Retype the opening lines of the data exactly, stopping after the line that contains "p.grid.visible = False". Skip every picture.

─── DATASET EXCERPT ───

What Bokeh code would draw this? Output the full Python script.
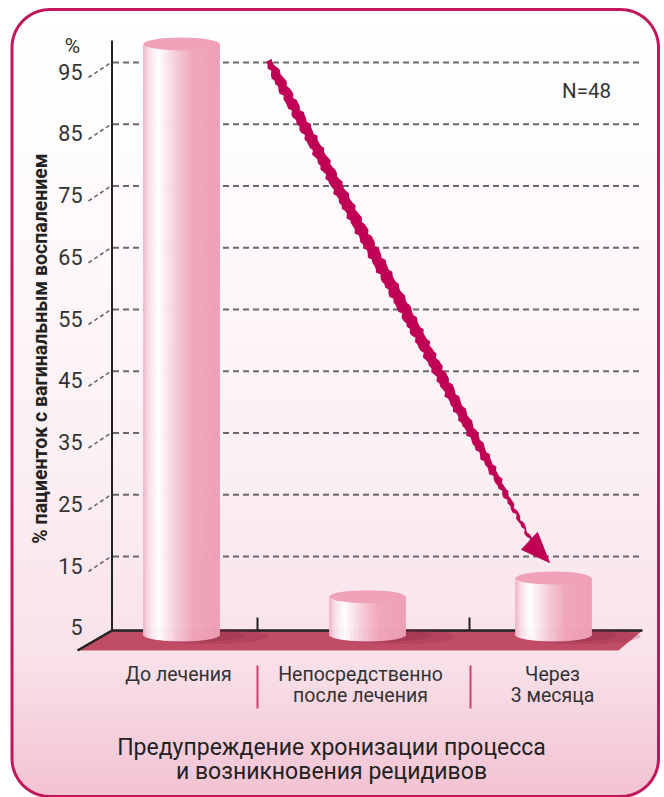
import numpy as np
from bokeh.plotting import figure
from bokeh.models import Range1d
from bokeh.core.properties import value
from bokeh.embed import file_html
from bokeh.resources import INLINE

# ---------------- data ----------------
categories = [["До лечения"], ["Непосредственно", "после лечения"], ["Через", "3 месяца"]]
percent = [98.0, 8.5, 11.5]
y_ticks = [5, 15, 25, 35, 45, 55, 65, 75, 85, 95]
y_title = "% пациенток с вагинальным воспалением"
unit_label = "%"
n_label = "N=48"
footer = ["Предупреждение хронизации процесса", "и возникновения рецидивов"]

# ---------------- layout (page pixels) ----------------
W, H = 664, 797
OFF = 0
X0, DXC = 181.0, 186.0       # page x of category 0, px per category
Y95, PPU = 62.0, 6.175       # page y of value 95, px per percent
FONT = "Roboto"


def xd(px):
    return (px - X0) / DXC


def yd(py):
    return 95.0 - (py - Y95) / PPU


def hexc(c):
    c = c.lstrip("#")
    return np.array([int(c[i:i + 2], 16) for i in (0, 2, 4)], dtype=float)


def interp_color(stops, f):
    for (f0, c0), (f1, c1) in zip(stops[:-1], stops[1:]):
        if f <= f1:
            t = 0 if f1 == f0 else (f - f0) / (f1 - f0)
            t = min(max(t, 0), 1)
            c = hexc(c0) * (1 - t) + hexc(c1) * t
            return "#%02x%02x%02x" % tuple(int(round(v)) for v in c)
    return stops[-1][1]


p = figure(width=W, height=H, x_range=Range1d(xd(OFF), xd(OFF + W)),
           y_range=Range1d(yd(OFF + H), yd(OFF)),
           x_axis_type=None, y_axis_type=None, output_backend="svg",
           toolbar_location=None, min_border=0, outline_line_color=None,
           background_fill_color="white", border_fill_color="white")
p.grid.visible = False

# ---------------- background panel with gradient ----------------
L, R, T, B, RAD = 11.5, 658.0, 9.0, 796.0, 38.0
bg_stops = [(0.0, "#ffffff"), (0.2, "#fefbfc"), (0.55, "#fcf1f5"), (0.82, "#f9e2ea"), (1.0, "#f3c2d2")]
lefts, rights, tops, bottoms, cols = [], [], [], [], []
step = 3.0
yy = T
while yy < B:
    yc = yy + step / 2
    inset = 0.0
    if yc < T + RAD:
        d = T + RAD - yc
        inset = RAD - np.sqrt(max(RAD ** 2 - d ** 2, 0))
    elif yc > B - RAD:
        d = yc - (B - RAD)
        inset = RAD - np.sqrt(max(RAD ** 2 - d ** 2, 0))
    lefts.append(xd(L + inset)); rights.append(xd(R - inset))
    tops.append(yd(yy)); bottoms.append(yd(yy + step + 0.6))
    cols.append(interp_color(bg_stops, (yc - T) / (B - T)))
    yy += step
p.quad(left=lefts, right=rights, top=tops, bottom=bottoms, fill_color=cols, line_color=None)

# border path
pts = []
for cx, cy, a0, a1 in [(R - RAD, T + RAD, -90, 0), (R - RAD, B - RAD, 0, 90),
                       (L + RAD, B - RAD, 90, 180), (L + RAD, T + RAD, 180, 270)]:
    for a in np.linspace(np.radians(a0), np.radians(a1), 20):
        pts.append((cx + RAD * np.cos(a), cy + RAD * np.sin(a)))
pts.append(pts[0])
p.line([xd(a) for a, b in pts], [yd(b) for a, b in pts], line_color="#c2185b", line_width=3)

# ---------------- floor ----------------
AX_X, FLOOR_BACK, FLOOR_FRONT = 111.5, 630.0, 650.0
FLOOR_R, FLOOR_FR, FLOOR_FL = 642.0, 618.0, 77.0
p.patch([xd(AX_X), xd(FLOOR_R), xd(FLOOR_FR), xd(FLOOR_FL)],
        [yd(FLOOR_BACK), yd(FLOOR_BACK), yd(FLOOR_FRONT), yd(FLOOR_FRONT)],
        fill_color="#c04c66", line_color=None)

# ---------------- grid lines and tick labels ----------------
for t in y_ticks[1:]:
    p.line([xd(AX_X + 1), xd(FLOOR_R)], [t, t], line_color="#6a6a6a", line_width=2, line_dash="6 4")
    p.line([xd(88), xd(AX_X - 1)], [t - 15 / PPU, t], line_color="#6a6a6a", line_width=1.6, line_dash="4 3")
p.text(x=[xd(82)] * len(y_ticks), y=[t - 9 / PPU for t in y_ticks], text=[str(t) for t in y_ticks],
       text_font=value(FONT), text_font_size="21.5px", text_color="#333333",
       text_align="right", text_baseline="middle")
p.text(x=[xd(72)], y=[yd(45)], text=[unit_label], text_font=value(FONT), text_font_size="21px",
       text_color="#333333", text_align="center", text_baseline="middle")

# axis lines
p.line([xd(AX_X), xd(AX_X)], [yd(40), yd(FLOOR_BACK)], line_color="#222222", line_width=2)
p.line([xd(AX_X), xd(FLOOR_R)], [yd(FLOOR_BACK), yd(FLOOR_BACK)], line_color="#222222", line_width=2.5)
p.line([xd(AX_X), xd(FLOOR_FL)], [yd(FLOOR_BACK), yd(FLOOR_FRONT)], line_color="#222222", line_width=2.5)
for sx in (257, 469):
    p.line([xd(sx), xd(sx)], [yd(617), yd(FLOOR_BACK)], line_color="#222222", line_width=2)

# ---------------- cylinders ----------------
A_PX, B_PX, BASE_PY = 38.0, 6.5, 634.0
cyl_stops = [(0.0, "#f0b2c4"), (0.07, "#f9dde6"), (0.2, "#ffffff"), (0.45, "#f6c9d6"),
             (0.66, "#f0a6bb"), (1.0, "#ee9fb5")]
for i, v in enumerate(percent):
    # shadow on the floor
    p.ellipse(x=[i + 28 / DXC], y=[yd(BASE_PY + 2)], width=[118 / DXC], height=[15 / PPU],
              fill_color="#8f2a47", fill_alpha=0.25, line_color=None)
    p.ellipse(x=[i + 18 / DXC], y=[yd(BASE_PY + 1)], width=[92 / DXC], height=[12 / PPU],
              fill_color="#8f2a47", fill_alpha=0.3, line_color=None)
    n = 48
    edges = np.linspace(-A_PX, A_PX, n + 1)
    ls, rs, ts, bs, cs = [], [], [], [], []
    for j in range(n):
        xc = (edges[j] + edges[j + 1]) / 2
        f = (xc + A_PX) / (2 * A_PX)
        ls.append(i + edges[j] / DXC); rs.append(i + edges[j + 1] / DXC)
        ts.append(v)
        bs.append(yd(BASE_PY + B_PX * np.sqrt(max(1 - (xc / A_PX) ** 2, 0))))
        cs.append(interp_color(cyl_stops, f))
    p.quad(left=ls, right=rs, top=ts, bottom=bs, fill_color=cs, line_color=cs, line_width=0.8)
    p.ellipse(x=[i], y=[v], width=[2 * A_PX / DXC], height=[2 * B_PX / PPU],
              fill_color="#f0a3b8", line_color=None)

# ---------------- arrow (rough brush stroke) ----------------
P0 = np.array([268.0, 60.0]); P1 = np.array([531.0, 541.0])
u = (P1 - P0) / np.linalg.norm(P1 - P0); nrm = np.array([-u[1], u[0]])
ts_ = np.linspace(0, 1, 160)
prof_t = [0, 0.03, 0.2, 0.5, 0.75, 0.86, 0.93, 1.0]
prof_w = [5, 10, 11, 12, 10, 7, 4, 2.5]
wd = np.interp(ts_, prof_t, prof_w)
wig_a = 1.1 * np.sin(ts_ * 611) + 0.7 * np.sin(ts_ * 1237)
wig_b = 1.0 * np.sin(ts_ * 733 + 1.3) + 0.6 * np.sin(ts_ * 1511)
left_pts = [P0 + t * (P1 - P0) + nrm * (w / 2 + g) for t, w, g in zip(ts_, wd, wig_a)]
right_pts = [P0 + t * (P1 - P0) - nrm * (w / 2 + g) for t, w, g in zip(ts_, wd, wig_b)]
poly = left_pts + right_pts[::-1]
p.patch([xd(a) for a, b in poly], [yd(b) for a, b in poly], fill_color="#bf0054", line_color=None)
head = [(521, 549), (537, 532), (549, 562)]
p.patch([xd(a) for a, b in head], [yd(b) for a, b in head], fill_color="#bf0054", line_color="#bf0054",
        line_width=1)

# ---------------- texts ----------------
p.text(x=[xd(586)], y=[yd(90)], text=[n_label], text_font=value(FONT), text_font_size="20.5px",
       text_color="#333333", text_align="center", text_baseline="middle")
p.text(x=[xd(40)], y=[yd(348)], text=[y_title], angle=np.pi / 2, text_font=value(FONT),
       text_font_size="19.5px", text_font_style="bold", text_color="#222222",
       text_align="center", text_baseline="middle")

label_x = [178, 360, 552]
for lx, lines in zip(label_x, categories):
    for k, line in enumerate(lines):
        p.text(x=[xd(lx)], y=[yd(674 + 21 * k)], text=[line], text_font=value(FONT),
               text_font_size="19.5px", text_color="#333333", text_align="center", text_baseline="middle")
for sx in (257, 470):
    p.line([xd(sx), xd(sx)], [yd(665), yd(708)], line_color="#d0406a", line_width=2)

for k, line in enumerate(footer):
    p.text(x=[xd(331)], y=[yd(747 + 24 * k)], text=[line], text_font=value(FONT),
           text_font_size="23px", text_color="#222222", text_align="center", text_baseline="middle")

open("out.html", "w").write(file_html(p, INLINE))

───

• **FINISHED ANSWER**
What Bokeh code would draw this? Output the full Python script.
import numpy as np
from bokeh.plotting import figure
from bokeh.models import Range1d
from bokeh.core.properties import value
from bokeh.embed import file_html
from bokeh.resources import INLINE

# ---------------- data ----------------
categories = [["До лечения"], ["Непосредственно", "после лечения"], ["Через", "3 месяца"]]
percent = [98.0, 8.5, 11.5]
y_ticks = [5, 15, 25, 35, 45, 55, 65, 75, 85, 95]
y_title = "% пациенток с вагинальным воспалением"
unit_label = "%"
n_label = "N=48"
footer = ["Предупреждение хронизации процесса", "и возникновения рецидивов"]

# ---------------- layout (page pixels) ----------------
W, H = 664, 797
OFF = 0
X0, DXC = 181.0, 186.0       # page x of category 0, px per category
Y95, PPU = 62.0, 6.175       # page y of value 95, px per percent
FONT = "Roboto"


def xd(px):
    return (px - X0) / DXC


def yd(py):
    return 95.0 - (py - Y95) / PPU


def hexc(c):
    c = c.lstrip("#")
    return np.array([int(c[i:i + 2], 16) for i in (0, 2, 4)], dtype=float)


def interp_color(stops, f):
    for (f0, c0), (f1, c1) in zip(stops[:-1], stops[1:]):
        if f <= f1:
            t = 0 if f1 == f0 else (f - f0) / (f1 - f0)
            t = min(max(t, 0), 1)
            c = hexc(c0) * (1 - t) + hexc(c1) * t
            return "#%02x%02x%02x" % tuple(int(round(v)) for v in c)
    return stops[-1][1]


p = figure(width=W, height=H, x_range=Range1d(xd(OFF), xd(OFF + W)),
           y_range=Range1d(yd(OFF + H), yd(OFF)),
           x_axis_type=None, y_axis_type=None, output_backend="svg",
           toolbar_location=None, min_border=0, outline_line_color=None,
           background_fill_color="white", border_fill_color="white")
p.grid.visible = False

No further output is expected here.